Para seu conforto, há sempre a constatação de que no vinho "o factor moda é terrível" e como "os enólogos vão fazendo vinhos ao sabor das modas", como nota o jornalista e crítico de vinhos João Paulo Martins, o que é hoje verdade é amanhã mentira. Depois, como nota o enólogo Luís Soares Duarte, "fala-se mais da mudança do que se faz na realidade. Mas se faz questão de alinhar a sua enofilia com o estado actual da arte, ou da moda, então já sabe: as palavras de ordem dos próximos anos serão, cada vez mais, "frescura", "elegância", "acidez" e "carácter".
Convém, desde logo, situar à partida o âmbito de uma discussão que, de facto, interessa muito mais aos que cultivam o vinho e as suas tecnicalidades do que o consumidor comum que compra uma garrafa, ou uma bag in box, com a mesma simplicidade com que adquire uma caixa de cereais num supermercado. Por isso, sempre que se fala de mudança de perfil dos vinhos A ou B, da região X ou Y, estamos a referir-nos aos vinhos das gamas médias e superiores.

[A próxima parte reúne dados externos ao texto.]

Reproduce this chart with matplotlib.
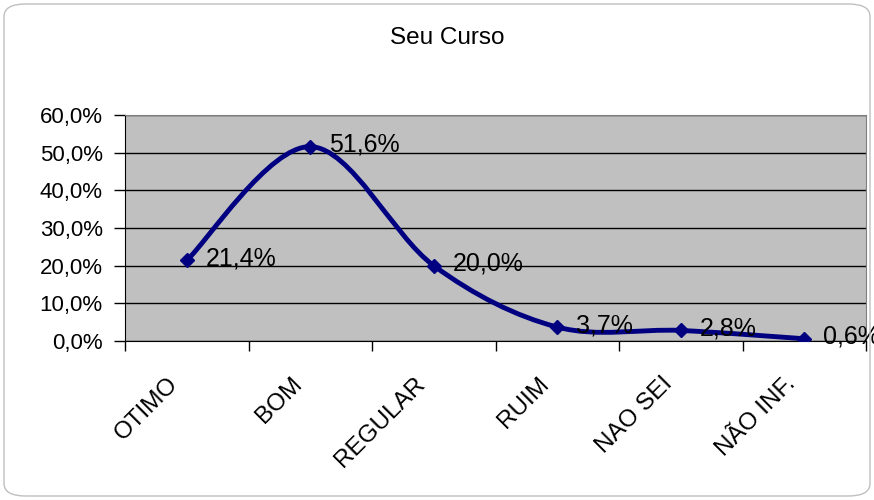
import numpy as np
import matplotlib.pyplot as plt
from matplotlib.path import Path
from matplotlib.patches import PathPatch, FancyBboxPatch

plt.rcParams['font.family'] = ['Liberation Sans', 'DejaVu Sans']

# data
categories = ["OTIMO", "BOM", "REGULAR", "RUIM", "NAO SEI", "NÃO INF."]
values = [0.214, 0.516, 0.200, 0.037, 0.028, 0.006]
labels = ["21,4%", "51,6%", "20,0%", "3,7%", "2,8%", "0,6%"]
yticks = [0.0, 0.1, 0.2, 0.3, 0.4, 0.5, 0.6]
ytick_labels = ["0,0%", "10,0%", "20,0%", "30,0%", "40,0%", "50,0%", "60,0%"]

navy = "#000080"

fig = plt.figure(figsize=(8.74, 5.0), dpi=100)
ax = fig.add_axes([125 / 874, 1 - 341 / 500, 741 / 874, 226 / 500])
ax.set_facecolor("#C0C0C0")

x = np.arange(len(values))
y = np.array(values)

# smoothed line (Excel-like bezier through the points)
verts = [(x[0], y[0])]
codes = [Path.MOVETO]
n = len(x)
for i in range(n - 1):
    p0 = np.array([x[max(i - 1, 0)], y[max(i - 1, 0)]])
    p1 = np.array([x[i], y[i]])
    p2 = np.array([x[i + 1], y[i + 1]])
    p3 = np.array([x[min(i + 2, n - 1)], y[min(i + 2, n - 1)]])
    c1 = p1 + (p2 - p0) / 6
    c2 = p2 - (p3 - p1) / 6
    verts += [tuple(c1), tuple(c2), tuple(p2)]
    codes += [Path.CURVE4] * 3
ax.add_patch(PathPatch(Path(verts, codes), facecolor="none", edgecolor=navy,
                       lw=3.5, zorder=3, capstyle="round", joinstyle="round"))
ax.plot(x, y, linestyle="none", marker="D", color=navy, markersize=7.5, zorder=4)

# data labels (the last one runs off the right edge, as in the original)
for xi, yi, lab in zip(x, y, labels):
    ax.annotate(lab, (xi, yi), xytext=(19, 2), textcoords="offset pixels",
                va="center", ha="left", fontsize=18, zorder=5,
                annotation_clip=False)

ax.set_xlim(-0.5, n - 0.5)
ax.set_ylim(0, 0.6)
ax.set_yticks(yticks)
ax.set_yticklabels(ytick_labels, fontsize=16)
ax.yaxis.grid(True, color="black", lw=1)
ax.set_axisbelow(True)

# tick marks between categories, labels drawn separately
ax.set_xticks(np.arange(-0.5, n, 1.0))
ax.set_xticklabels([])
ax.tick_params(axis="x", length=7, width=1, direction="out")
ax.tick_params(axis="y", length=8, width=1, direction="out", pad=8)

for i, cat in enumerate(categories):
    ax.text(i - 0.06, -0.195, cat, rotation=45, rotation_mode="anchor",
            ha="right", va="baseline", fontsize=17.5,
            transform=ax.get_xaxis_transform())

for s in ["left", "bottom"]:
    ax.spines[s].set_color("black")
for s in ["top", "right"]:
    ax.spines[s].set_color("#808080")

fig.text(447 / 874, 1 - 38 / 500, "Seu Curso", ha="center", va="center", fontsize=17.5)

fig.patches.append(FancyBboxPatch((4 / 874, 4 / 500), 866 / 874, 492 / 500,
                                  boxstyle="round,pad=0,rounding_size=0.025",
                                  transform=fig.transFigure, facecolor="none",
                                  edgecolor="#BFBFBF", lw=1))

fig.savefig("out.png", dpi=100)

A este propósito, o enólogo Domingos Soares Franco não tem dúvidas quanto ao seu pragmatismo. "Sou daqueles que aceita o que o mercado quer, principalmente nos vinhos de combate, que são os que nos pagam o ordenado. Mas os super-premium, esses não mudo. Continuo a fazer o que mais me interessa. São vinhos de autor", explica o responsável pelos vinhos da José Maria da Fonseca.
Está por se saber se os clientes indiferenciados, que compram um vinho a dois euros ou por vezes menos, se preocupam com a erudição das discussões sobre a maturação, os taninos rugosos ou a falta deles. Talvez não. Para esses, a resposta do vinho português é já bastante satisfatória. "Há uma tendência de nos aproximarmos do gosto dominante do mercado, que procura cada vez mais vinhos elegantes, mas a grande transformação é a consistência qualitativa do vinho português. Hoje já "não é um risco comprar vinho português", considera Jorge Monteiro, presidente da Viniportugal, a entidade responsável pela promoção externa do sector.
Muitas empresas continuarão por isso a fazer o que fazem, com as antenas dirigidas para o mercado, "que ainda revela preferência por vinhos com extracção e volume de álcool", na avaliação de Luís Soares Duarte, numa lógica de concorrência directa com vinhos sul-africanos ou chilenos, muito mais focadas em factores como a normalização do que no perfil. Mas, para lá do mass market, há mais vida para o sector nacional do vinho. E é principalmente aí que se pressente o início de um processo de mudança de estilos.